YOU DON'T SAY|
Navy’s song gets special treatment
During a Veterans Day ceremony at Florette Senior Center, the Brewer High School JROTC was playing songs of the armed services.
John Godbey says a tape player rang out the anthems of the Army, Coast Guard, Air Force and Marines. But when the Navy's turn came, there was only silence. The tape player had been accidentally unplugged.
A Marine vet had a solution. At his suggestion, the audience hummed "Anchors Aweigh."
State Postsecondary Chancellor Roy Johnson visited Calhoun Community College to introduce Gov. Bob Riley, but found himself having to fill time as he waited for the governor in a packed Aerospace Training Center auditorium.

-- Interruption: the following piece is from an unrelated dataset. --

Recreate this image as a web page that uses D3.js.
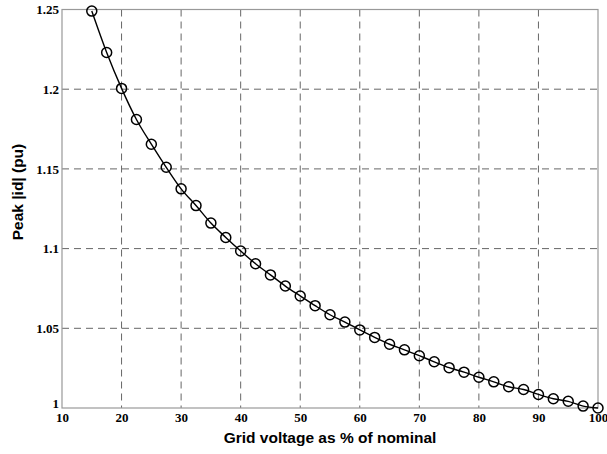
<!DOCTYPE html>
<html><head><meta charset="utf-8">
<script src="https://cdn.jsdelivr.net/npm/d3@7"></script>
<style>body{margin:0;background:#fff;}svg{display:block;}</style>
</head><body>
<svg id="c" width="607" height="454"></svg>
<script>
const xValues = [15,17.5,20,22.5,25,27.5,30,32.5,35,37.5,40,42.5,45,47.5,50,52.5,55,57.5,60,62.5,65,67.5,70,72.5,75,77.5,80,82.5,85,87.5,90,92.5,95,97.5,100];
const yValues = [1.249,1.223,1.2005,1.181,1.1655,1.151,1.1375,1.127,1.116,1.107,1.0985,1.0905,1.0835,1.0765,1.0703,1.0642,1.0585,1.0539,1.049,1.0443,1.0400,1.0365,1.0328,1.0290,1.0253,1.0225,1.0193,1.0164,1.0133,1.0116,1.0085,1.0058,1.0042,1.0012,1.0000];
const xTicks = [10,20,30,40,50,60,70,80,90,100];
const yTicks = [1,1.05,1.1,1.15,1.2,1.25];
const yTickLabels = ["1","1.05","1.1","1.15","1.2","1.25"];
const xTitle = "Grid voltage as % of nominal";
const yTitle = "Peak |id| (pu)";

const svg = d3.select("#c");
const L = 62, R = 598, T = 9.5, B = 408;
const x = d3.scaleLinear().domain([10,100]).range([L,R]);
const y = d3.scaleLinear().domain([1,1.25]).range([B,T]);
const SERIF = "Liberation Serif";
const SANS = "Liberation Sans";

// grid
const g = svg.append("g");
g.selectAll("line.vx").data(xTicks.slice(1,-1)).join("line")
  .attr("x1",d=>x(d)).attr("x2",d=>x(d)).attr("y1",T).attr("y2",B)
  .attr("stroke","#666").attr("stroke-width",1).attr("stroke-dasharray","7,5");
g.selectAll("line.hy").data(yTicks.slice(1,-1)).join("line")
  .attr("x1",L).attr("x2",R).attr("y1",d=>y(d)).attr("y2",d=>y(d))
  .attr("stroke","#666").attr("stroke-width",1).attr("stroke-dasharray","7,5");

// frame
svg.append("rect").attr("x",L).attr("y",T).attr("width",R-L).attr("height",B-T)
  .attr("fill","none").attr("stroke","#999").attr("stroke-width",1.2);

// axes tick labels
const xAxis = d3.axisBottom(x).tickValues(xTicks).tickSize(0).tickPadding(5).tickFormat(d3.format("d"));
const xa = svg.append("g").attr("transform",`translate(0,${B})`).call(xAxis)
  .attr("font-family",SERIF).attr("font-size",13).attr("font-weight","bold");
xa.select(".domain").remove();
xa.selectAll("text").attr("fill","#000").attr("font-family",SERIF).style("font-family",SERIF).style("font-weight","bold");

const yAxis = d3.axisLeft(y).tickValues(yTicks).tickSize(0).tickPadding(3).tickFormat((d,i)=>yTickLabels[i]);
const ya = svg.append("g").attr("transform",`translate(${L},0)`).call(yAxis)
  .attr("font-family",SERIF).attr("font-size",13).attr("font-weight","bold");
ya.select(".domain").remove();
ya.selectAll("text").attr("fill","#000").attr("font-family",SERIF).style("font-family",SERIF).style("font-weight","bold")
  .attr("dy",(d,i)=> i===0 ? "-0.05em" : "0.32em");

// line
const line = d3.line().x((d,i)=>x(xValues[i])).y(d=>y(d)).curve(d3.curveMonotoneX);
svg.append("path").datum(yValues).attr("d",line).attr("fill","none").attr("stroke","#000").attr("stroke-width",1.4);

svg.selectAll("circle.pt").data(yValues).join("circle")
  .attr("cx",(d,i)=>x(xValues[i])).attr("cy",d=>y(d)).attr("r",5)
  .attr("fill","none").attr("stroke","#000").attr("stroke-width",1.5);

// titles
svg.append("text").attr("x",(L+R)/2).attr("y",443).attr("text-anchor","middle")
  .attr("font-family",SANS).attr("font-weight","bold").attr("font-size",15.5).text(xTitle);
svg.append("text").attr("transform","translate(23,192) rotate(-90)").attr("text-anchor","middle")
  .attr("font-family",SANS).attr("font-weight","bold").attr("font-size",15.5).text(yTitle);
</script>
</body></html>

Somehow, the chancellor went from talking about Calhoun's financial success to the rebirth of the athletic program to his disappointment that the Houston Astros didn't have any black players on their World Series roster.
After about 10 minutes, he paused and said, "I don't have anything else to talk about" — unusual for this experienced politician.
Bayne Hughes says the governor arrived in the nick of time to save the chancellor.
Learning by listening
Decatur's Board of Zoning Adjustment can deal with momentous matters, but it often soldiers along on minor details, Martin Burkey reports.
The latter include requests for home-business variances, and the questions to applicants never change: Do you store materials? Do you have employees? Do you have deliveries to the house? How do you advertise?
After four or five applicants answer the same questions, the rest get the idea and try to speed things along by answering before they're asked.
"The farther down you get on the docket, the more answers come by themselves," Chairman Jim Bolinger noted.
Short of money, mind
Criminals by definition aren't the smartest of individuals.
A group of youths saw a man digging through trash, looking for aluminum cans.
Police told Chris Paschenko the juvenile delinquents then beat up the man because he didn't have any change.
How many Dumpster divers have a dime to spare?
Cat lands on its feet
A long-haired gray cat may have used up one or two of its nine lives in Wenawatchee, Wash., where it leaped from a pickup, scampered through traffic, fell 70 feet off a bridge and swam 600 feet to the bank of the Columbia River.
Joi Singleton and her husband, Ron, saw the cat hop off the pickup and called the Humane Society, according to The Associated Press. Two officers put the cat into a portable kennel, but it leaped out and over the bridge railing.
A kayaker helped the animal reach shore, and soon it was eating "ravenously" at an animal shelter, said Humane Society officer Jody White.